UPDATE Army officials have variously referred to 30 or 31 priority programs. If you count individual budget line items, the total goes even higher, since a single priority might have multiple manifestations.

UPDATE CONTINUES An earlier version of the list included JLTV, which is notably absent here. But the Armored Multi-Purpose Vehicle is still included on the latest list, despite taking cuts in 2020. And unlike the Big Six themselves, broad categories which Army leaders have held inviolable, the list of specific programs is likely to fluctuate in the future.

UPDATE CONTINUES The 31 initiatives are grouped into eight clusters, corresponding to the Army Future Command’s eight high-level Cross Functional Teams.

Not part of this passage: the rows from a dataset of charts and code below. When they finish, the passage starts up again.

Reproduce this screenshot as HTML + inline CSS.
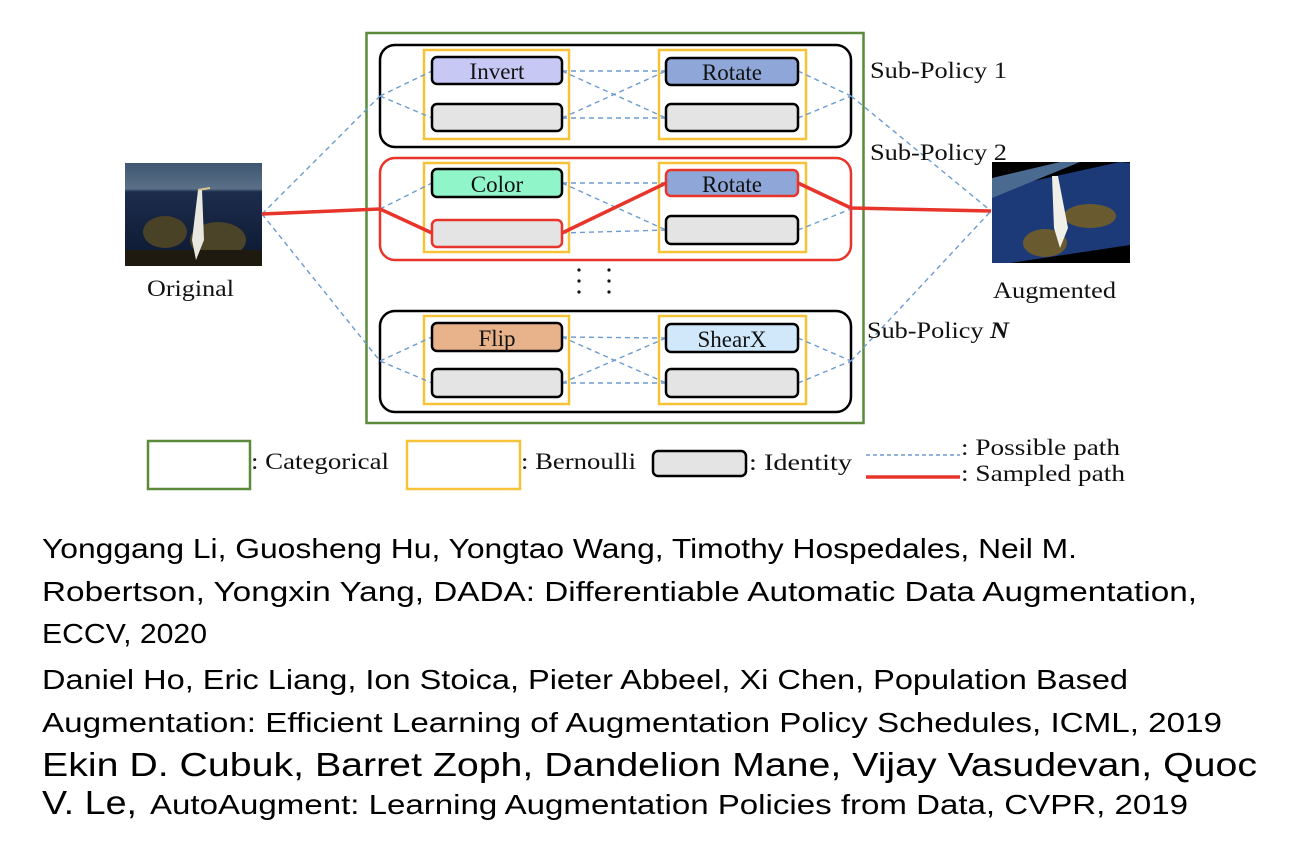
<!DOCTYPE html>
<html><head><meta charset="utf-8"><style>
html,body{margin:0;padding:0;background:#fff;}
svg{display:block;}
.s{font-family:"Liberation Serif",serif;font-size:23px;fill:#111;}
.t{font-family:"Liberation Sans",sans-serif;fill:#000;}
</style></head><body>
<svg width="1292" height="860" viewBox="0 0 1292 860" xmlns="http://www.w3.org/2000/svg">
<defs>
<linearGradient id="sky" x1="0" y1="0" x2="0" y2="1">
<stop offset="0" stop-color="#3e5670"/><stop offset="0.25" stop-color="#5b7088"/><stop offset="0.28" stop-color="#1c2c4c"/><stop offset="1" stop-color="#0d1830"/>
</linearGradient>
</defs>
<!-- Original image -->
<g>
<rect x="125" y="163" width="137" height="103" fill="url(#sky)"/>
<ellipse cx="165" cy="232" rx="22" ry="16" fill="#4a4226"/>
<ellipse cx="218" cy="240" rx="28" ry="18" fill="#4c4428"/>
<rect x="125" y="250" width="137" height="16" fill="#1e1a10"/>
<path d="M198 190 L202 190 L204 240 L196 260 L192 240 Z" fill="#e8e8e0"/>
<path d="M198 190 L210 188" stroke="#d8c890" stroke-width="2"/>
</g>
<text class="s" x="147" y="296" textLength="87" lengthAdjust="spacingAndGlyphs">Original</text>
<!-- Augmented image -->
<g>
<rect x="992" y="162" width="138" height="101" fill="#000"/>
<polygon points="992,190 1120,162 1130,163 1130,245 1010,263 992,263" fill="#1d3a78"/>
<polygon points="992,178 1060,162 1080,162 992,198" fill="#4a6a90"/>
<ellipse cx="1045" cy="243" rx="22" ry="14" fill="#6a5a30"/>
<ellipse cx="1090" cy="216" rx="26" ry="12" fill="#6a5a30"/>
<path d="M1052 176 L1058 176 L1068 228 L1060 248 L1054 228 Z" fill="#f0f0e8"/>
</g>
<text class="s" x="993" y="298" textLength="123" lengthAdjust="spacingAndGlyphs">Augmented</text>

<!-- Green categorical -->
<rect x="366.5" y="33" width="497" height="390" fill="none" stroke="#5b8a3a" stroke-width="2.5"/>

<!-- sub-policy boxes -->
<rect x="380" y="45" width="471" height="102" rx="15" fill="none" stroke="#000" stroke-width="2.5"/>
<rect x="380" y="158" width="471" height="102" rx="15" fill="none" stroke="#e8352b" stroke-width="2.5"/>
<rect x="380" y="311" width="471" height="101" rx="15" fill="none" stroke="#000" stroke-width="2.5"/>

<!-- yellow bernoulli -->
<g fill="none" stroke="#f5c238" stroke-width="2.5">
<rect x="424" y="50" width="145" height="89"/>
<rect x="659" y="50" width="147" height="89"/>
<rect x="424" y="163" width="145" height="89"/>
<rect x="659" y="163" width="147" height="89"/>
<rect x="424" y="316" width="145" height="88"/>
<rect x="659" y="316" width="147" height="88"/>
</g>

<!-- dashed possible paths -->
<g fill="none" stroke="#6c9bd0" stroke-width="1.4" stroke-dasharray="5,4">
<line x1="262" y1="214" x2="380" y2="96"/>
<line x1="262" y1="214" x2="380" y2="361"/>
<line x1="851" y1="96" x2="991" y2="211"/>
<line x1="851" y1="361" x2="991" y2="211"/>
<line x1="380" y1="96" x2="432" y2="71"/><line x1="380" y1="96" x2="432" y2="118"/>
<line x1="562" y1="71" x2="666" y2="71"/><line x1="562" y1="71" x2="666" y2="118"/>
<line x1="562" y1="118" x2="666" y2="71"/><line x1="562" y1="118" x2="666" y2="118"/>
<line x1="798" y1="71" x2="851" y2="96"/><line x1="798" y1="118" x2="851" y2="96"/>
<line x1="380" y1="209" x2="432" y2="183"/>
<line x1="562" y1="183" x2="666" y2="183"/><line x1="562" y1="183" x2="666" y2="230"/>
<line x1="562" y1="233" x2="666" y2="230"/>
<line x1="798" y1="230" x2="851" y2="209"/>
<line x1="380" y1="361" x2="432" y2="337"/><line x1="380" y1="361" x2="432" y2="383"/>
<line x1="562" y1="337" x2="666" y2="338"/><line x1="562" y1="337" x2="666" y2="383"/>
<line x1="562" y1="383" x2="666" y2="338"/><line x1="562" y1="383" x2="666" y2="383"/>
<line x1="798" y1="338" x2="851" y2="361"/><line x1="798" y1="383" x2="851" y2="361"/>
</g>

<!-- sampled path -->
<g fill="none" stroke="#e8352b" stroke-width="3.5" stroke-linejoin="round">
<polyline points="262,214 380,209 432,233"/>
<polyline points="562,233 666,183"/>
<polyline points="798,183 851,208 991,211"/>
</g>

<!-- op boxes -->
<g stroke="#000" stroke-width="2.5">
<rect x="432" y="57" width="130" height="27" rx="5" fill="#c8c8f5"/>
<rect x="432" y="104" width="130" height="27" rx="5" fill="#e4e4e4"/>
<rect x="666" y="58" width="132" height="27" rx="5" fill="#8fa7d8"/>
<rect x="666" y="104" width="132" height="27" rx="5" fill="#e4e4e4"/>
<rect x="432" y="169" width="130" height="28" rx="5" fill="#90f5c8"/>
<rect x="432" y="220" width="130" height="27" rx="5" fill="#e4e4e4" stroke="#e8352b"/>
<rect x="666" y="170" width="132" height="26" rx="5" fill="#8fa7d8" stroke="#e8352b"/>
<rect x="666" y="216" width="132" height="28" rx="5" fill="#e4e4e4"/>
<rect x="432" y="323" width="130" height="28" rx="5" fill="#e8b38a"/>
<rect x="432" y="369" width="130" height="28" rx="5" fill="#e4e4e4"/>
<rect x="666" y="324" width="132" height="28" rx="5" fill="#d0e8fa"/>
<rect x="666" y="369" width="132" height="28" rx="5" fill="#e4e4e4"/>
</g>
<g class="s" text-anchor="middle" font-size="24">
<text x="497" y="79">Invert</text>
<text x="732" y="80">Rotate</text>
<text x="497" y="192">Color</text>
<text x="732" y="192">Rotate</text>
<text x="497" y="346">Flip</text>
<text x="732" y="347">ShearX</text>
</g>
<g fill="#111">
<circle cx="579" cy="270" r="1.6"/><circle cx="579" cy="281" r="1.6"/><circle cx="579" cy="292" r="1.6"/>
<circle cx="609" cy="270" r="1.6"/><circle cx="609" cy="281" r="1.6"/><circle cx="609" cy="292" r="1.6"/>
</g>
<text class="s" x="870" y="78" textLength="137" lengthAdjust="spacingAndGlyphs">Sub-Policy 1</text>
<text class="s" x="870" y="160" textLength="137" lengthAdjust="spacingAndGlyphs">Sub-Policy 2</text>
<text class="s" x="867" y="338" textLength="142" lengthAdjust="spacingAndGlyphs">Sub-Policy <tspan font-style="italic" font-weight="bold">N</tspan></text>

<!-- legend -->
<rect x="148" y="441" width="102" height="48" fill="none" stroke="#5b8a3a" stroke-width="2.5"/>
<text class="s" x="251" y="469" textLength="138" lengthAdjust="spacingAndGlyphs">: Categorical</text>
<rect x="407" y="441" width="113" height="48" fill="none" stroke="#f5c238" stroke-width="2.5"/>
<text class="s" x="521" y="469" textLength="115" lengthAdjust="spacingAndGlyphs">: Bernoulli</text>
<rect x="653" y="451" width="93" height="25" rx="5" fill="#e4e4e4" stroke="#000" stroke-width="2.5"/>
<text class="s" x="749" y="470" textLength="103" lengthAdjust="spacingAndGlyphs">: Identity</text>
<line x1="866" y1="455" x2="960" y2="455" stroke="#6c9bd0" stroke-width="1.4" stroke-dasharray="4,3"/>
<text class="s" x="961" y="455" textLength="159" lengthAdjust="spacingAndGlyphs">: Possible path</text>
<line x1="866" y1="477" x2="960" y2="477" stroke="#e8352b" stroke-width="3.5"/>
<text class="s" x="961" y="481" textLength="164" lengthAdjust="spacingAndGlyphs">: Sampled path</text>

<!-- references -->
<g class="t" font-size="28">
<text x="42" y="558" textLength="1035" lengthAdjust="spacingAndGlyphs">Yonggang Li, Guosheng Hu, Yongtao Wang, Timothy Hospedales, Neil M.</text>
<text x="42" y="601" textLength="1155" lengthAdjust="spacingAndGlyphs">Robertson, Yongxin Yang, DADA: Differentiable Automatic Data Augmentation,</text>
<text x="42" y="643" textLength="165" lengthAdjust="spacingAndGlyphs">ECCV, 2020</text>
<text x="42" y="689" textLength="1086" lengthAdjust="spacingAndGlyphs">Daniel Ho, Eric Liang, Ion Stoica, Pieter Abbeel, Xi Chen, Population Based</text>
<text x="42" y="732" textLength="1180" lengthAdjust="spacingAndGlyphs">Augmentation: Efficient Learning of Augmentation Policy Schedules, ICML, 2019</text>
<text x="42" y="776" font-size="33" textLength="1215" lengthAdjust="spacingAndGlyphs">Ekin D. Cubuk, Barret Zoph, Dandelion Mane, Vijay Vasudevan, Quoc</text>
<text x="42" y="814" font-size="33" textLength="95" lengthAdjust="spacingAndGlyphs">V. Le,</text>
<text x="150" y="814" textLength="1038" lengthAdjust="spacingAndGlyphs">AutoAugment: Learning Augmentation Policies from Data, CVPR, 2019</text>
</g>
</svg>
</body></html>
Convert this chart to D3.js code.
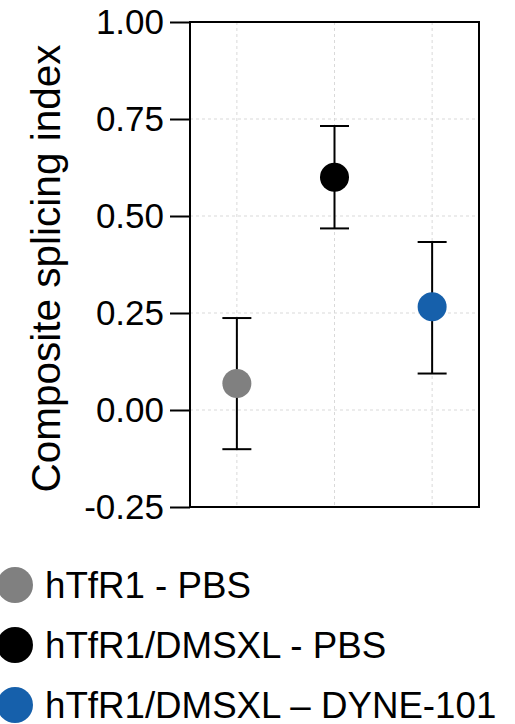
<!DOCTYPE html>
<html>
<head>
<meta charset="utf-8">
<script src="https://cdn.jsdelivr.net/npm/d3@7"></script>
<style>
  body { margin: 0; background: #fff; }
  svg { display: block; font-family: "Liberation Sans", Arial, sans-serif; }
</style>
</head>
<body>
<div id="chart"></div>
<script>
var groups = ["hTfR1 - PBS", "hTfR1/DMSXL - PBS", "hTfR1/DMSXL \u2013 DYNE-101"];
var means = [0.068, 0.600, 0.266];
var upper = [0.237, 0.732, 0.433];
var lower = [-0.101, 0.468, 0.094];
var yTicks = [-0.25, 0, 0.25, 0.5, 0.75, 1.0];
var colors = ["#808080", "#000000", "#1660ab"];

var svgWidth = 515;
var svgHeight = 724;

var margin = { top: 22, right: 36, bottom: 217, left: 190 };
var width = svgWidth - margin.left - margin.right;
var height = svgHeight - margin.top - margin.bottom;

var svg = d3.select("#chart").append("svg").attr("width", svgWidth).attr("height", svgHeight);
var chartGroup = svg.append("g").attr("transform", `translate(${margin.left}, ${margin.top})`);

var xScale = d3.scalePoint().domain(groups).range([0, width]).padding(0.48);
var yScale = d3.scaleLinear().domain([-0.25, 1.0]).range([height, 0]);

// grid
chartGroup.append("g").selectAll("line").data(yTicks).enter().append("line")
  .attr("x1", 0).attr("x2", width)
  .attr("y1", d => yScale(d)).attr("y2", d => yScale(d))
  .attr("stroke", "#d9d9d9").attr("stroke-width", 1).attr("stroke-dasharray", "3,3");
chartGroup.append("g").selectAll("line").data(groups).enter().append("line")
  .attr("x1", d => xScale(d)).attr("x2", d => xScale(d))
  .attr("y1", 0).attr("y2", height)
  .attr("stroke", "#d9d9d9").attr("stroke-width", 1).attr("stroke-dasharray", "3,3");

// frame
chartGroup.append("rect").attr("width", width).attr("height", height)
  .attr("fill", "none").attr("stroke", "#000").attr("stroke-width", 2);

var fmt = d3.format(".2f");
var leftAxis = d3.axisLeft(yScale).tickValues(yTicks)
  .tickFormat(d => fmt(d).replace("\u2212", "-")).tickSize(20).tickPadding(6);
var yAxis = chartGroup.append("g").call(leftAxis);
yAxis.select(".domain").remove();
yAxis.selectAll("line").attr("stroke", "#000").attr("stroke-width", 2);
yAxis.selectAll("text").attr("fill", "#000").style("font-size", "35px")
  .style("font-family", "'Liberation Sans', Arial, sans-serif");

// error bars
var idx = d3.range(groups.length);
var bars = chartGroup.append("g").selectAll("g").data(idx).enter().append("g");
bars.append("line")
  .attr("x1", i => xScale(groups[i])).attr("x2", i => xScale(groups[i]))
  .attr("y1", i => yScale(upper[i])).attr("y2", i => yScale(lower[i]))
  .attr("stroke", "#000").attr("stroke-width", 2);
bars.append("line")
  .attr("x1", i => xScale(groups[i]) - 14.5).attr("x2", i => xScale(groups[i]) + 14.5)
  .attr("y1", i => yScale(upper[i])).attr("y2", i => yScale(upper[i]))
  .attr("stroke", "#000").attr("stroke-width", 2);
bars.append("line")
  .attr("x1", i => xScale(groups[i]) - 14.5).attr("x2", i => xScale(groups[i]) + 14.5)
  .attr("y1", i => yScale(lower[i])).attr("y2", i => yScale(lower[i]))
  .attr("stroke", "#000").attr("stroke-width", 2);
bars.append("circle")
  .attr("cx", i => xScale(groups[i])).attr("cy", i => yScale(means[i]))
  .attr("r", 14.5).attr("fill", i => colors[i]);

// y label
svg.append("text").attr("transform", `translate(60, ${margin.top + height / 2 + 4}) rotate(-90)`)
  .attr("text-anchor", "middle").style("font-size", "40.5px").attr("fill", "#000")
  .text("Composite splicing index");

// legend
var legend = svg.append("g").selectAll("g").data(idx).enter().append("g")
  .attr("transform", i => `translate(0, ${585 + i * 60})`);
legend.append("circle").attr("cx", 15).attr("cy", 0).attr("r", 18).attr("fill", i => colors[i]);
legend.append("text").attr("x", 45).attr("y", 12.5).style("font-size", "36.7px").attr("fill", "#000")
  .text(i => groups[i]);
</script>
</body>
</html>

There’s one CFT for each of the Big Six priorities: in order, artillery, armored vehicles, aircraft, command networks, air & missile defense, and soldier gear. Then there are two more clusters for particularly tricky technical issues that warranted their own CFT-level attention: virtual/augmented reality training (an offshoot of the soldier equipment category, which it’s listed under) and Assured Position, Navigation, & Timing (APNT, basically alternatives to GPS, which is an offshoot of the network category).

CORRECTION The original version of this list counted 32 items, but we were over by one: I’d included something called “Non-System Training Devices – Engineering Development,” which is actually a bit of budget terminology about how certain initiatives could be funded, not an initiative in itself. The list below and the text of this article are now correct.

Army 30-Plus Priorities – Revised by BreakingDefense on Scribd

Just to complicate the picture further, the Army’s real budget request for 2020, counting both the base budget and what’s been shunted to the Overseas Contingency Operations (OCO) account, totals $182.3 billion. But the administration has parked another $9.2 billion in “emergency funds” in the Army budget: $2 billion to repair Marine Corps and Air Force bases damaged in hurricanes this year, $7.2 billion set aside to directly or indirectly fund President Trump’s border wall.